:: WHAT YOU NEED TO DO ::
Quote from the first line below through the line that contains "0.024, 0.017, 0.005];", both included, and leave the pictures out.

:: INPUT DATA ::
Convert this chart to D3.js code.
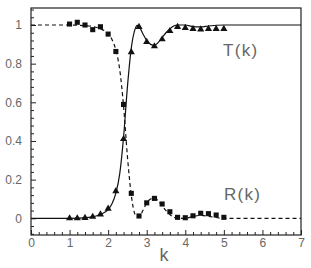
<!DOCTYPE html>
<html>
<head>
<meta charset="utf-8">
<script src="https://d3js.org/d3.v7.min.js"></script>
<style>
  body { margin: 0; background: #fff; }
  text { font-family: "Liberation Sans", Arial, sans-serif; }
</style>
</head>
<body>
<div id="chart"></div>
<script>
// measured points
const kPts = [1.0, 1.2, 1.4, 1.6, 1.8, 2.0, 2.2, 2.4, 2.6, 2.8, 3.0, 3.2, 3.4, 3.6, 3.8, 4.0, 4.2, 4.4, 4.6, 4.8, 5.0];
const tPts = [0.0, 0.0, 0.002, 0.008, 0.02, 0.05, 0.14, 0.41, 0.86, 0.99, 0.913, 0.89, 0.926, 0.969, 0.99, 0.985, 0.98, 0.977, 0.98, 0.98, 0.98];
const rPts = [1.005, 1.014, 1.0, 0.976, 0.991, 0.953, 0.863, 0.589, 0.129, 0.012, 0.08, 0.103, 0.074, 0.034, 0.005, 0.003, 0.013, 0.026, 0.024, 0.017, 0.005];

// theory curves
const kCurveT = [0, 0.5, 1.0, 1.5, 1.8, 2.0, 2.1, 2.2, 2.3, 2.4, 2.5, 2.6, 2.7, 2.75, 2.8, 2.9, 3.0, 3.1, 3.2, 3.3, 3.4, 3.5, 3.6, 3.7, 3.8, 4.0, 4.2, 4.4, 4.6, 5.0, 6.0, 7.0];
const tCurve = [0, 0, 0, 0.005, 0.02, 0.045, 0.075, 0.13, 0.23, 0.42, 0.68, 0.88, 0.98, 0.998, 0.993, 0.955, 0.92, 0.9, 0.895, 0.91, 0.935, 0.96, 0.98, 0.995, 1.0, 1.0, 0.992, 0.99, 0.995, 1.0, 1.0, 1.0];
const kCurveR = [0, 0.5, 1.0, 1.5, 1.8, 2.0, 2.1, 2.2, 2.3, 2.4, 2.5, 2.6, 2.7, 2.8, 2.9, 3.0, 3.1, 3.2, 3.3, 3.4, 3.5, 3.6, 3.7, 3.8, 4.0, 4.2, 4.4, 4.6, 5.0, 6.0, 7.0];
const rCurve = [1.0, 1.0, 1.0, 0.995, 0.98, 0.955, 0.925, 0.87, 0.77, 0.58, 0.32, 0.12, 0.02, 0.005, 0.04, 0.08, 0.1, 0.105, 0.09, 0.065, 0.04, 0.02, 0.005, 0.0, 0.0, 0.01, 0.015, 0.01, 0.0, 0.0, 0.0];

const xMajor = [0, 1, 2, 3, 4, 5, 6, 7];
const yMajor = [0, 0.2, 0.4, 0.6, 0.8, 1];

const width = 311, height = 268;
const margin = {top: 8, right: 10, bottom: 33, left: 31};

const svg = d3.select("#chart").append("svg")
    .attr("width", width)
    .attr("height", height);

const x = d3.scaleLinear().domain([0, 7]).range([margin.left, width - margin.right]);
const y = d3.scaleLinear().domain([-0.0864, 1.088]).range([height - margin.bottom, margin.top]);

// minor ticks
const xMinor = d3.range(0, 7.001, 0.2).filter(v => Math.abs(v - Math.round(v)) > 0.01);
const yMinor = d3.range(-0.08, 1.081, 0.04).filter(v => Math.abs(v * 5 - Math.round(v * 5)) > 0.01);

svg.append("g")
    .attr("transform", `translate(0,${height - margin.bottom})`)
    .call(d3.axisBottom(x).tickValues(xMinor).tickSize(-3).tickFormat(""))
    .call(g => g.select(".domain").remove());

svg.append("g")
    .attr("transform", `translate(${margin.left},0)`)
    .call(d3.axisLeft(y).tickValues(yMinor).tickSize(-3).tickFormat(""))
    .call(g => g.select(".domain").remove());

const xAxis = svg.append("g")
    .attr("transform", `translate(0,${height - margin.bottom})`)
    .call(d3.axisBottom(x).tickValues(xMajor).tickSize(-5).tickPadding(3).tickFormat(d3.format("d")));
xAxis.select(".domain").remove();
xAxis.selectAll("text").attr("font-size", 12).attr("fill", "#666");

const yAxis = svg.append("g")
    .attr("transform", `translate(${margin.left},0)`)
    .call(d3.axisLeft(y).tickValues(yMajor).tickSize(-5).tickPadding(9).tickFormat(d => d === 0 || d === 1 ? d : d3.format(".1f")(d)));
yAxis.select(".domain").remove();
yAxis.selectAll("text").attr("font-size", 12).attr("fill", "#666");

svg.selectAll(".tick line").attr("stroke", "#222");

// frame
svg.append("rect")
    .attr("x", margin.left)
    .attr("y", margin.top)
    .attr("width", width - margin.left - margin.right)
    .attr("height", height - margin.top - margin.bottom)
    .attr("fill", "none")
    .attr("stroke", "#222")
    .attr("stroke-width", 1.2);

const line = d3.line().x(d => x(d[0])).y(d => y(d[1])).curve(d3.curveMonotoneX);

svg.append("path")
    .datum(d3.zip(kCurveT, tCurve))
    .attr("d", line)
    .attr("fill", "none")
    .attr("stroke", "#111")
    .attr("stroke-width", 1.2);

svg.append("path")
    .datum(d3.zip(kCurveR, rCurve))
    .attr("d", line)
    .attr("fill", "none")
    .attr("stroke", "#111")
    .attr("stroke-width", 1.2)
    .attr("stroke-dasharray", "4,3");

// data markers
svg.selectAll(".tri")
    .data(d3.zip(kPts, tPts))
    .enter()
    .append("path")
    .attr("class", "tri")
    .attr("transform", d => `translate(${x(d[0])},${y(d[1])})`)
    .attr("d", d3.symbol().type(d3.symbolTriangle).size(22))
    .attr("fill", "#111");

svg.selectAll(".sq")
    .data(d3.zip(kPts, rPts))
    .enter()
    .append("path")
    .attr("class", "sq")
    .attr("transform", d => `translate(${x(d[0])},${y(d[1])})`)
    .attr("d", d3.symbol().type(d3.symbolSquare).size(26))
    .attr("fill", "#111");

// labels
svg.append("text")
    .attr("x", 223)
    .attr("y", 56)
    .attr("font-size", 17)
    .attr("letter-spacing", 1.3)
    .attr("fill", "#666")
    .text("T(k)");

svg.append("text")
    .attr("x", 224)
    .attr("y", 200)
    .attr("font-size", 17)
    .attr("letter-spacing", 1.3)
    .attr("fill", "#666")
    .text("R(k)");

svg.append("text")
    .attr("x", x(3.45))
    .attr("y", 261)
    .attr("text-anchor", "middle")
    .attr("font-size", 18)
    .attr("fill", "#666")
    .text("k");
</script>
</body>
</html>
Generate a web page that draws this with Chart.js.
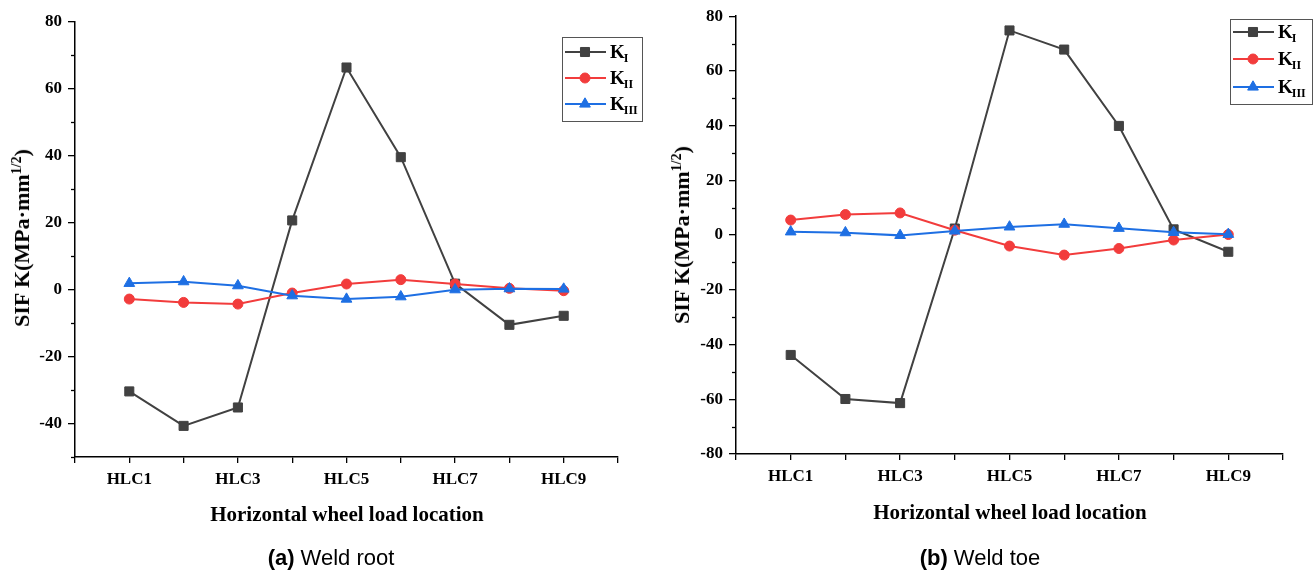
<!DOCTYPE html>
<html><head><meta charset="utf-8">
<script src="https://cdn.jsdelivr.net/npm/chart.js@4.4.0/dist/chart.umd.min.js"></script>
<style>
html,body{margin:0;padding:0;background:#fff;width:1315px;height:574px;overflow:hidden;}
.panel{position:absolute;top:0;height:574px;}
#pa{left:0;width:657px;}
#pb{left:660px;width:655px;}
canvas{position:absolute;left:0;top:0;}
.ytitle{position:absolute;font-family:"Liberation Serif",serif;font-weight:bold;font-size:22px;white-space:nowrap;transform:translate(-50%,-50%) rotate(-90deg);color:#000;}
.ytitle sup{font-size:14px;vertical-align:8px;line-height:0;}
.xtitle{position:absolute;font-family:"Liberation Serif",serif;font-weight:bold;font-size:21px;white-space:nowrap;transform:translate(-50%,-50%);color:#000;}
.cap{position:absolute;font-family:"Liberation Sans",Arial,sans-serif;font-size:22px;white-space:nowrap;transform:translate(-50%,-50%);color:#000;}
.cap b{margin-right:6px;}
</style>
</head><body>
<div class="panel" id="pa">
  <canvas id="ca" width="657" height="574"></canvas>
  <div class="ytitle" style="left:22px;top:238px;">SIF K(MPa·mm<sup>1/2</sup>)</div>
  <div class="xtitle" style="left:347px;top:514px;">Horizontal wheel load location</div>
  <div class="cap" style="left:331px;top:558px;"><b>(a)</b>Weld root</div>
</div>
<div class="panel" id="pb">
  <canvas id="cb" width="655" height="574"></canvas>
  <div class="ytitle" style="left:22px;top:235px;">SIF K(MPa·mm<sup>1/2</sup>)</div>
  <div class="xtitle" style="left:350px;top:512px;">Horizontal wheel load location</div>
  <div class="cap" style="left:320px;top:558px;"><b>(b)</b>Weld toe</div>
</div>
<script>
// ---- data ----
const categories = ['HLC1','HLC2','HLC3','HLC4','HLC5','HLC6','HLC7','HLC8','HLC9'];
const seriesNames = ['KI','KII','KIII'];
const seriesSubs = ['I','II','III'];
const rootKI   = [-30.4, -40.7, -35.2, 20.7, 66.4, 39.6, 1.8, -10.5, -7.8];
const rootKII  = [-2.8, -3.8, -4.3, -1.0, 1.7, 3.0, 1.7, 0.4, -0.3];
const rootKIII = [1.9, 2.4, 1.2, -1.8, -2.8, -2.1, 0.0, 0.3, 0.2];
const toeKI    = [-43.8, -59.9, -61.4, 2.4, 74.8, 67.8, 39.9, 2.1, -6.1];
const toeKII   = [5.5, 7.5, 8.1, 1.8, -4.0, -7.3, -4.9, -1.8, 0.2];
const toeKIII  = [1.2, 0.9, -0.1, 1.5, 3.0, 4.0, 2.5, 1.0, 0.3];
const rootYTicks = [-40, -20, 0, 20, 40, 60, 80];
const toeYTicks  = [-80, -60, -40, -20, 0, 20, 40, 60, 80];

// ---- styles ----
const colors = ['#414141', '#f23c3c', '#1e6fe3'];
const styles = ['rect', 'circle', 'triangle'];
const radii = [6.4, 5, 6.2];

function toPoints(arr){ return arr.map((v,i)=>({x:i+1, y:v})); }

function makeDatasets(a,b,c){
  return [a,b,c].map((arr,i)=>({
    label: seriesNames[i],
    sub: seriesSubs[i],
    data: toPoints(arr),
    borderColor: colors[i],
    backgroundColor: colors[i],
    pointBackgroundColor: colors[i],
    pointBorderColor: colors[i],
    pointStyle: styles[i],
    pointRadius: radii[i],
    pointBorderWidth: 1,
    borderWidth: 2,
    tension: 0,
    order: 3 - i
  }));
}

const legendPlugin = {
  id: 'kLegend',
  afterDraw(chart, args, o){
    const ctx = chart.ctx;
    ctx.save();
    ctx.strokeStyle = '#555';
    ctx.lineWidth = 1;
    ctx.strokeRect(o.x + 0.5, o.y + 0.5, o.w, o.h);
    chart.data.datasets.forEach((ds, i) => {
      const cy = o.y + o.rows[i];
      ctx.strokeStyle = ds.borderColor;
      ctx.fillStyle = ds.borderColor;
      ctx.lineWidth = 2;
      ctx.beginPath();
      ctx.moveTo(o.x + 3, cy);
      ctx.lineTo(o.x + 44, cy);
      ctx.stroke();
      ctx.lineWidth = 1;
      Chart.helpers.drawPoint(ctx, {pointStyle: ds.pointStyle, radius: ds.pointRadius, rotation: 0, borderWidth: 1}, o.x + 23, cy);
      ctx.fillStyle = '#000';
      ctx.textBaseline = 'alphabetic';
      ctx.textAlign = 'left';
      ctx.font = 'bold 19px "Liberation Serif"';
      ctx.fillText('K', o.x + 48, cy + 6);
      const kw = ctx.measureText('K').width;
      ctx.font = 'bold 12px "Liberation Serif"';
      ctx.fillText(ds.sub, o.x + 48 + kw - 1, cy + 10);
    });
    ctx.restore();
  }
};

// short minor ticks on the y axis between labelled ticks
const minorTickPlugin = {
  id: 'minorTicks',
  afterDraw(chart){
    const s = chart.scales.y;
    const ctx = chart.ctx;
    const left = chart.chartArea.left;
    ctx.save();
    ctx.strokeStyle = '#000';
    ctx.lineWidth = 1.3;
    for (let v = s.min; v <= s.max; v += 10){
      if (v % 20 === 0) continue;
      const py = Math.round(s.getPixelForValue(v)) + 0.5;
      ctx.beginPath();
      ctx.moveTo(left - 4, py);
      ctx.lineTo(left, py);
      ctx.stroke();
    }
    ctx.restore();
  }
};

function makeChart(id, datasets, yMin, yMax, yTicks, yW, xH, pad, legend){
  const tickFont = {family: 'Liberation Serif', weight: 'bold', size: 17};
  return new Chart(document.getElementById(id), {
    type: 'line',
    data: {datasets},
    plugins: [legendPlugin, minorTickPlugin],
    options: {
      responsive: false,
      animation: false,
      layout: {padding: pad},
      plugins: {legend: {display: false}, tooltip: {enabled: false}, kLegend: legend},
      scales: {
        x: {
          type: 'linear', min: 0, max: 10,
          ticks: {stepSize: 1, autoSkip: false, maxRotation: 0, color: '#000', font: tickFont, padding: 6,
            callback: v => (v >= 1 && v <= 9 && v % 2 === 1) ? categories[v - 1] : ''},
          grid: {drawOnChartArea: false, drawTicks: true, tickLength: 6, color: '#000', lineWidth: 1.3},
          border: {color: '#000', width: 1.5},
          afterFit: s => { s.height = xH; }
        },
        y: {
          min: yMin, max: yMax,
          afterBuildTicks: s => { s.ticks = yTicks.map(v => ({value: v})); },
          ticks: {autoSkip: false, color: '#000', font: tickFont, padding: 6,
            callback: v => String(v)},
          grid: {drawOnChartArea: false, drawTicks: true, tickLength: 7, color: '#000', lineWidth: 1.3},
          border: {color: '#000', width: 1.5},
          afterFit: s => { s.width = yW; }
        }
      }
    }
  });
}

makeChart('ca', makeDatasets(rootKI, rootKII, rootKIII), -50, 80, rootYTicks, 75, 117,
  {left: 0, right: 39, top: 22, bottom: 0},
  {x: 562, y: 37, w: 80, h: 84, rows: [15, 41, 67]});
makeChart('cb', makeDatasets(toeKI, toeKII, toeKIII), -80, 80, toeYTicks, 76, 120,
  {left: 0, right: 32, top: 16, bottom: 0},
  {x: 570, y: 19, w: 82, h: 85, rows: [13, 40, 68]});
</script>
</body></html>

:: EXERCISE SOLUTION ::
Convert this chart to D3.js code.
<!DOCTYPE html>
<html>
<head>
<meta charset="utf-8">
<script src="https://d3js.org/d3.v7.min.js"></script>
<style>
  body { margin: 0; background: #fff; }
  text { font-family: "Liberation Sans", Arial, sans-serif; }
</style>
</head>
<body>
<div id="chart"></div>
<script>
// measured points
const kPts = [1.0, 1.2, 1.4, 1.6, 1.8, 2.0, 2.2, 2.4, 2.6, 2.8, 3.0, 3.2, 3.4, 3.6, 3.8, 4.0, 4.2, 4.4, 4.6, 4.8, 5.0];
const tPts = [0.0, 0.0, 0.002, 0.008, 0.02, 0.05, 0.14, 0.41, 0.86, 0.99, 0.913, 0.89, 0.926, 0.969, 0.99, 0.985, 0.98, 0.977, 0.98, 0.98, 0.98];
const rPts = [1.005, 1.014, 1.0, 0.976, 0.991, 0.953, 0.863, 0.589, 0.129, 0.012, 0.08, 0.103, 0.074, 0.034, 0.005, 0.003, 0.013, 0.026, 0.024, 0.017, 0.005];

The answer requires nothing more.